Finnish manufacturing company

Oy U-Cont Ltd is a Finnish manufacturing company, established in 1966. U-Cont presently produces mainly filling stations, tanks and energy production systems. The company has installed filling stations and tanks in many countries including the United States, Mongolia, northern Russia and Antarctica.

== Products==
=== Filling stations ===
U-Cont is the developer and manufacturer of underground modular filling stations and a supplier to several countries in northern Europe. ISO 9001 certified U-Cont Filling stations are suitable for groundwater areas. The stations can be moved following installation. U-Cont produces mini-stations, different filling points for heavy-duty traffic, AdBlue –stations, filling stations for boats and multi-islet service stations, both as U-Cont module stations and traditional solutions.

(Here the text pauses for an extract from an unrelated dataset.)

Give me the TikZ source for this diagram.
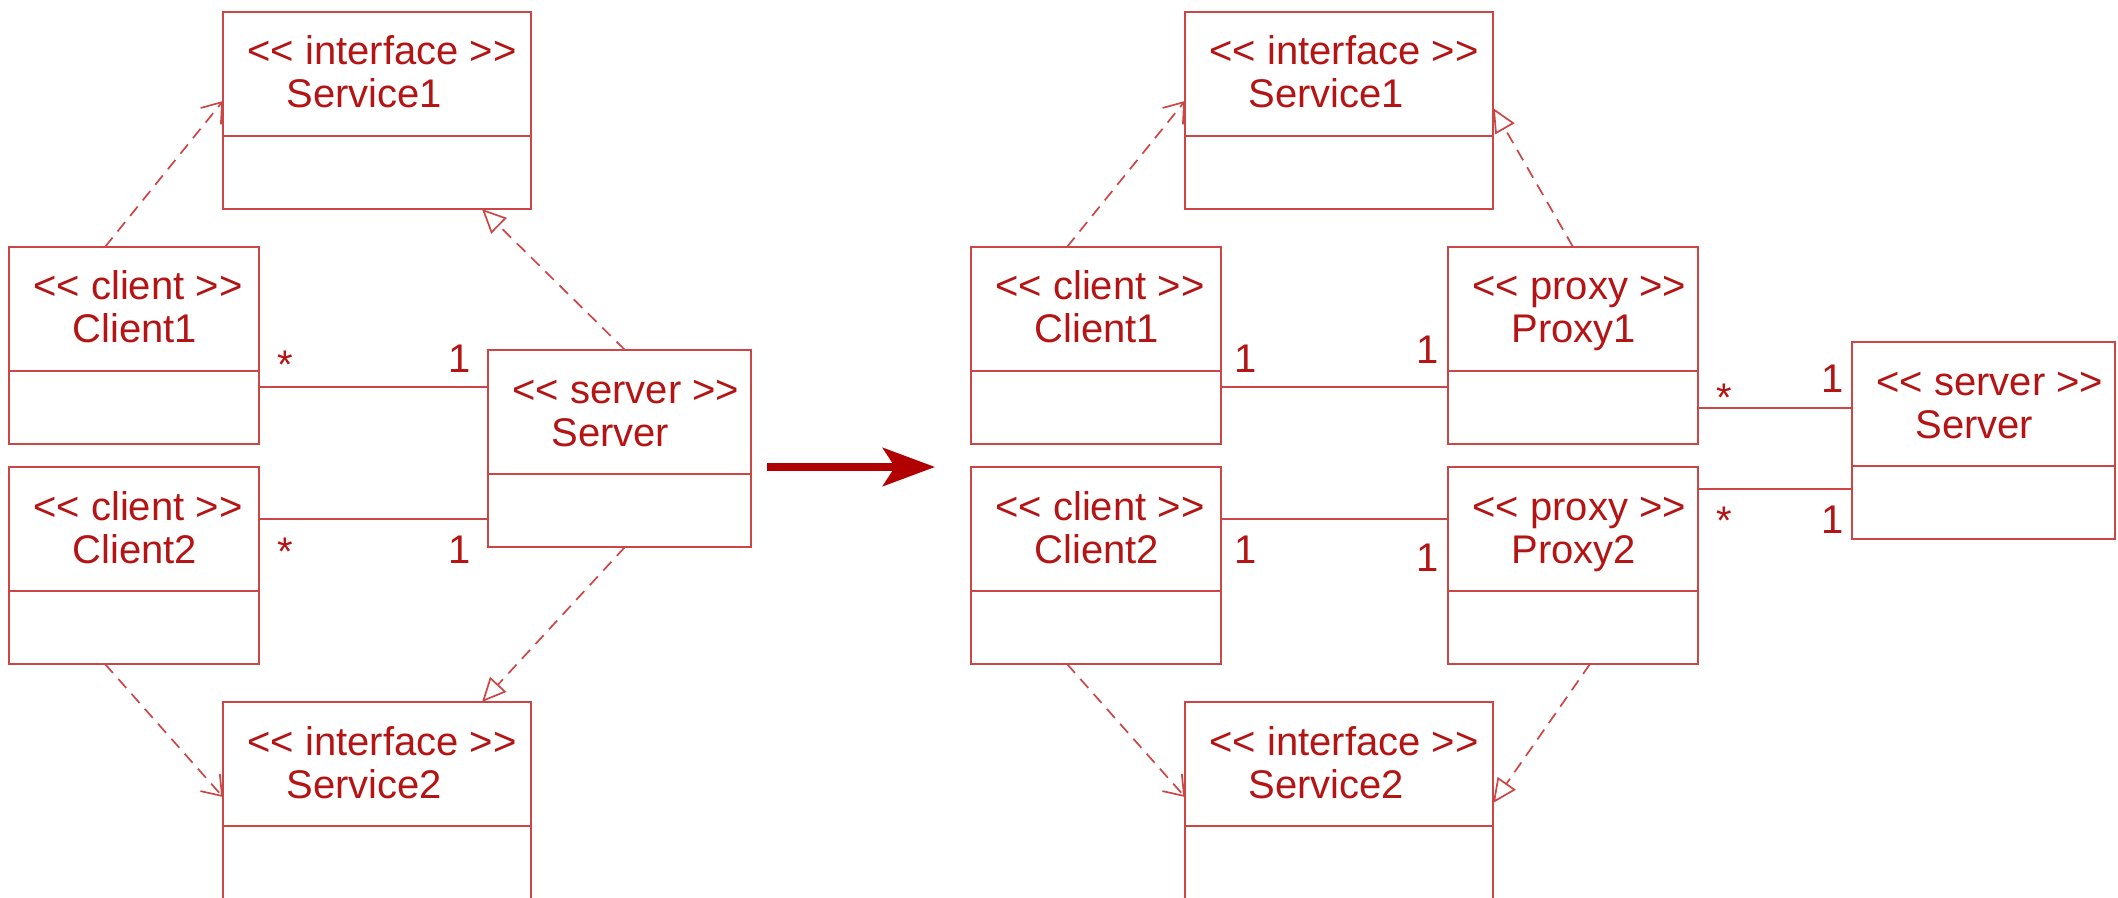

=== Tanks and containers ===
Cont manufactures EN standard-compliant vertical and horizontal tanks to be situated under and above ground in volumes ranging from 5 to 100m³. The tanks and containers can be customized because of their modular structure and by furnishing the tanks with, for example, special accessories and painting requirements.
U-Cont has manufactured containers for different uses, including tanks for bitumen with heating units, flammable liquid storage tanks, water tanks, waste oil tanks, pressure tanks, process tanks and storage tanks for waste.
=== Energy production systems ===
Since 2008 U-Cont has supplied energy production systems. In these operations, U-Cont is the system supplier. This includes research and development, design, organization and management of the project to production of the main components and installation. U-Cont has produced energy production systems including bio-ethanol production plants, boiler plants and refineries.

=== Services and consulting ===
U-Cont also offers consulting and other services, such as research and development and designing. In 2010 the company led a development project for Norwegian YX Energi's filling station concept. The project was the largest deal in the company's history, and was also one of the biggest filling station deliveries ever made in Northern Europe, consisting of about one hundred filling stations.

== History ==
U-Cont was established in 1966, as a small workshop in Pieksämäki, Finland. In the beginning e company was run by two men. They obtained their livelihood from variety of things, such as repairing machines and railway carriages, manufacturing tanks and producing sauna stoves. The company moved to Joroinen in 1979 and in the beginning of the 1980s the company created a product that became its most successful so far: the Muurikka frying pan. The pans sold widely in Finland. The Muurikka pans were made from steel that was left over from producing tanks. The company’s other best-selling product in the 1980s was the Sipako fuel tank, which was exported for instance to the Soviet Union.

In the beginning of the 1990s the U-Cont system for filling stations, modular filling station, was developed. The stations were built in modules, in order to reduce installation time. Later subsidiaries for Oy U-Cont Ltd were founded, one in Russia and one in Poland. In the year 2000, Muurikka separated from U-Cont. Lately the focus in U-Cont has been on renewable resources, which has led the company to collaboration with St1 Biofuels and producing bio-ethanol production plants that use baking industry's waste in the process of ethanol production.